A exposição temporária No Place Like
Home, que ainda ocorre no Museu Coleção Berardo, traz cômodos e objetos que propõem uma reflexão
sobre a nossa familiaridade com o ambiente da casa, de modo a nos confrontar
com a subjetividade das coisas e dos espaços, a partir de uma nova percepção
sobre o lar e as coisas. A partir das ideias de Duchamp e do movimento Dada, a
transição funcional do objeto doméstico para obra de arte, faz-lhe instrumento
de investigação para o artista, que o permite analisar e criticar, neste
contexto, os papéis de gênero no trabalho doméstico, sobre o espaço central na
formação da família e a identidade cultural.
Segundo Jean Baudrillard, “Os móveis se contemplam, se oprimem, se enredam
em uma unidade que é menos espacial do que moral [...] Neste espaço, cada
móvel, cada cômodo por sua vez interioriza sua função e reveste-lhe a dignidade
simbólica: completando a casa inteira a integração das relações pessoais no
grupo semi-fechado da família”. Com essa ideia e com as discussões de
Simone Beauvoir, no seu livro O Segundo Sexo, sobre o desenvolvimento da
mulher, desde seu nascimento até a vida adulta, podemos caracterizar as
diferenças de gênero ao interior de uma casa, temáticas essas que foram
trazidas na exposição citada.
Beauvoir acredita na ideia de castração
como privação do desenvolver da liberdade, ímpetos naturais que todo criança
tem, a partir da ideia de uma segunda desmama, momento que, as crianças um
pouco mais velhas, os carinhos dos pais passam a ser mais as meninas que aos
meninos, já que esperam que estes sejam “os homenzinhos” da casa, de modo a
compensar esta perda afetiva dos meninos, estes encarnam em seu sexo sua
soberania orgulhosa, reconhecendo assim seu alter
ego. Já para as meninas, para desempenhar seu alter ego, põe-lhe uma boneca, algo passivo de corpo inteiro,
ensinam-lhe fazer-se objeto, renunciando sua autonomia e liberdade.

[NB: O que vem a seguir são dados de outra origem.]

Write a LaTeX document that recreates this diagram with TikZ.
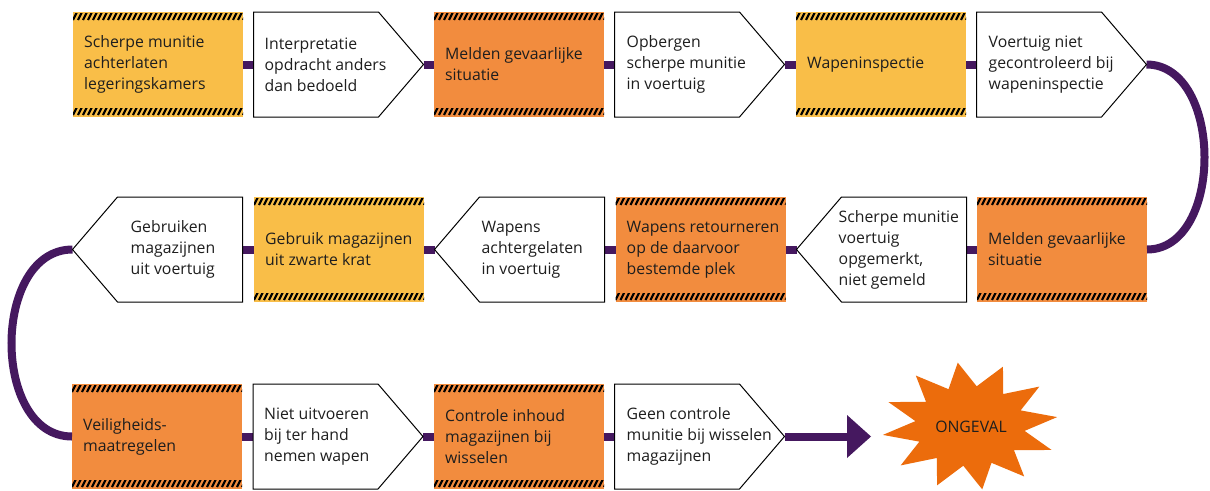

A partir dessa diferença de desempenho
de alter egos, cada um terá uma
relação diferente com a família e com o ambiente da casa, como as mães almejam
integrar as filhas no mundo feminino, e estas aceitam entrar nesta sociedade
das matronas para construírem sua superioridade, logo percebem que seu mundo é
passivo e que apenas os homens podem se aventurar pelo mundo, que são heróis e
autônomos. Isso pode ser transfigurado a casa facilmente, para as mulheres
cabem a boneca, ser passivo que precisa de cuidados, tudo que a estrutura
interna de uma casa precisa para se manter. Ao menino, lhe permite
aventurar-se, desenvolver sua virilidade, assim talvez a garagem, ambiente onde
se guardam as ferramentas, que tem conotação ao nascimento de ideias, e pode
ainda ser visto mais como um anexo à casa que um cômodo da mesma; assim não lhe
cabe a casa, lhe cabe o mundo.
Assim,
a exposição traz obras que nos convidam a encontrar as relações simbólicas dos
objetos e espaços da casa para além de sua funcionalidade, e pelo ponto de
vista da arte, podemos alterar esta relação, por meio da transformação de
perspectiva ao que é familiar. Como, por exemplo, a vídeo-performance Semiotics
of the Kitchen de Martha Rosler na cozinha desta casa desfigurada, onde
apresenta como usar instrumentos usuais da cozinha de maneira imprevista e não
delicada, diferente do esperado como uma mulher aja, de certa forma, dessexualiza
esta imagem da dona de casa. Agora na casa de banho, a artista Rachel Lachowicz
com a obra Untitled (Lipstick Urinals), traz 3 urinóis pintados a vermelho, que
corroboram a ideia de passividade e até submissão aos homens.